Singles from Fat Boys Are Back
- "Fat Boys Are Back" Released: 1985; "Hard Core Reggae" Released: 1985; "Don't Be Stupid" Released: 1985;

= The Fat Boys Are Back =

The Fat Boys Are Back is the second studio album by American hip hop group Fat Boys. It was released on June 1, 1985, via Sutra Records. The album was produced by Kurtis Blow.

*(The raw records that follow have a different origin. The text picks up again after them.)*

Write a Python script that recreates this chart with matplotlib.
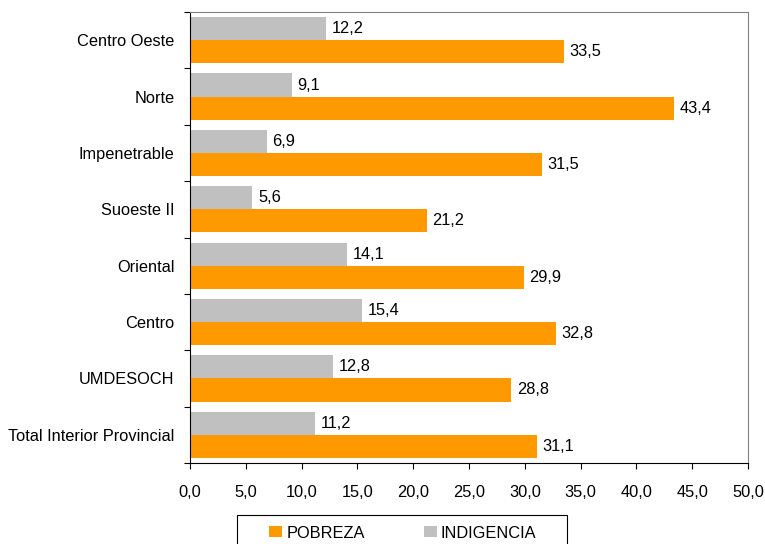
import numpy as np
import matplotlib
matplotlib.use("Agg")
import matplotlib.pyplot as plt
from matplotlib.patches import Rectangle

plt.rcParams['font.family'] = ['Liberation Sans', 'DejaVu Sans']

# datos por región
regiones = ['Centro Oeste', 'Norte', 'Impenetrable', 'Suoeste II', 'Oriental',
            'Centro', 'UMDESOCH', 'Total Interior Provincial']
pobreza = [33.5, 43.4, 31.5, 21.2, 29.9, 32.8, 28.8, 31.1]
indigencia = [12.2, 9.1, 6.9, 5.6, 14.1, 15.4, 12.8, 11.2]
xticks = [0, 5, 10, 15, 20, 25, 30, 35, 40, 45, 50]

naranja = '#FF9900'
gris = '#C0C0C0'
fs = 11.8

W, H = 765, 544
fig = plt.figure(figsize=(W / 100, H / 100), dpi=100)
ax = fig.add_axes([190 / W, 1 - 463 / H, (748 - 190) / W, (463 - 12) / H])

n = len(regiones)
pos = np.arange(n)[::-1]
h = 0.41

b1 = ax.barh(pos - h / 2, pobreza, height=h, color=naranja, label='POBREZA')
b2 = ax.barh(pos + h / 2, indigencia, height=h, color=gris, label='INDIGENCIA')

def fmt(v):
    return f'{v:.1f}'.replace('.', ',')

for p, v in zip(pos, pobreza):
    ax.text(v + 0.5, p - h / 2, fmt(v), va='center', ha='left', fontsize=fs)
for p, v in zip(pos, indigencia):
    ax.text(v + 0.5, p + h / 2, fmt(v), va='center', ha='left', fontsize=fs)

ax.set_xlim(0, 50)
ax.set_ylim(-0.5, n - 0.5)
ax.set_xticks(xticks)
ax.set_xticklabels([fmt(t) for t in xticks], fontsize=fs)
ax.tick_params(axis='x', direction='out', length=4.5, pad=11, color='black')

ax.set_yticks(np.arange(n + 1) - 0.5)
ax.set_yticklabels([])
ax.set_yticks(pos, minor=True)
ax.set_yticklabels(regiones, minor=True, fontsize=fs)
ax.tick_params(axis='y', which='major', direction='out', length=4.5, color='black')
ax.tick_params(axis='y', which='minor', length=0, pad=11)

for s in ['top', 'right']:
    ax.spines[s].set_color('#808080')
for s in ['left', 'bottom']:
    ax.spines[s].set_color('black')

# recuadro de la leyenda (cortado por el borde inferior)
fig.patches.append(Rectangle((237 / W, -0.02), (567 - 237) / W, 0.02 + 1 - 515 / H,
                             transform=fig.transFigure, fill=False,
                             edgecolor='black', linewidth=0.8))

leg = fig.legend(handles=[b1, b2], loc='center left',
                 bbox_to_anchor=(269 / W, 1 - 533 / H), ncol=2,
                 frameon=False, fontsize=fs, handlelength=0.8, handleheight=0.65,
                 handletextpad=0.25, columnspacing=3.6, borderpad=0,
                 borderaxespad=0)

fig.savefig('out.png', dpi=100)
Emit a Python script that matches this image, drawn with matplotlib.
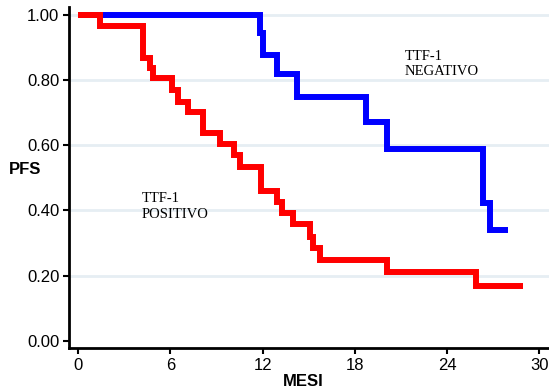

In the United States, the album peaked at number 63 on the Top Pop Albums and number 11 on the Top Black Albums charts. It was certified gold by the Recording Industry Association of America on January 9, 1986 for selling 500,000 copies in the US alone. All the three singles off of the album —"The Fat Boys Are Back", "Hard Core Reggae" and "Don't Be Stupid"— made it to the US Hot R&B/Hip-Hop Songs chart, reaching No. 27, 52 and 62, respectively. The song "Pump It Up" was performed in the film Krush Groove during the Disco Fever scene.

Professional ratings
Review scores
| Source | Rating |
| AllMusic | Star |
| Robert Christgau | C+ |
| (The New) Rolling Stone Album Guide | Star Half star |

==Track listing==

| No. | Title | Writer(s) | Length |
|---|---|---|---|
| 1. | "The Fat Boys Are Back" | Damon Wimbley; Darren Robinson; Mark Morales; Kurtis Walker; | 6:10 |
| 2. | "Don't Be Stupid" | Walker | 5:40 |
| 3. | "Human Beat Box, Pt. 2" | Wimbley; Robinson; Morales; | 3:16 |
| 4. | "Yes, Yes, Y'All" | Wimbley; Robinson; Morales; Walker; | 5:16 |
| 5. | "Hard Core Reggae" | Wimbley; Robinson; Morales; Walker; David Reeves; | 5:58 |
| 6. | "Pump It Up" | Wimbley; Robinson; Morales; Walker; Reeves; | 6:25 |
| 7. | "Fat Boys Scratch" | Wimbley | 5:02 |
| 8. | "Rock-n-Roll" | Wimbley; Robinson; Morales; Walker; Danny Harris; | 6:00 |
| Total length: |  |  | 43:47 |

==Personnel==
- Damon "Kool Rock-Ski" Wimbley — vocals
- Mark "Prince Markie Dee" Morales — vocals
- Darren "Buff Love" Robinson — vocals
- Alyson Williams — backing vocals (track 1)
- Fonda Rae — backing vocals (track 1)
- Michelle Cobbs — backing vocals (track 1)
- Kurtis Blow — backing vocals (track 6), producer, mixing
- David "Davy DMX" Reeves — backing vocals (track 6)
- Danny Harris — backing vocals (track 6)
- Larry Green Jr. — backing vocals (track 6)
- Dave Ogrin — mixing
- Art Kass — executive producer
- Charles Stettler — executive producer
- Lynda West — design
- Raeanne Rubenstein — photography
- Tom Coyne — lacquer cut

==Charts==

| Chart (1985) | Peak position |
|---|---|
| US Billboard 200 | 63 |
| US Top R&B/Hip-Hop Albums (Billboard) | 11 |

==Certifications==

| Region | Certification | Certified units/sales |
| United States (RIAA) | Gold | 500,000^{^} |
^{^} Shipments figures based on certification alone.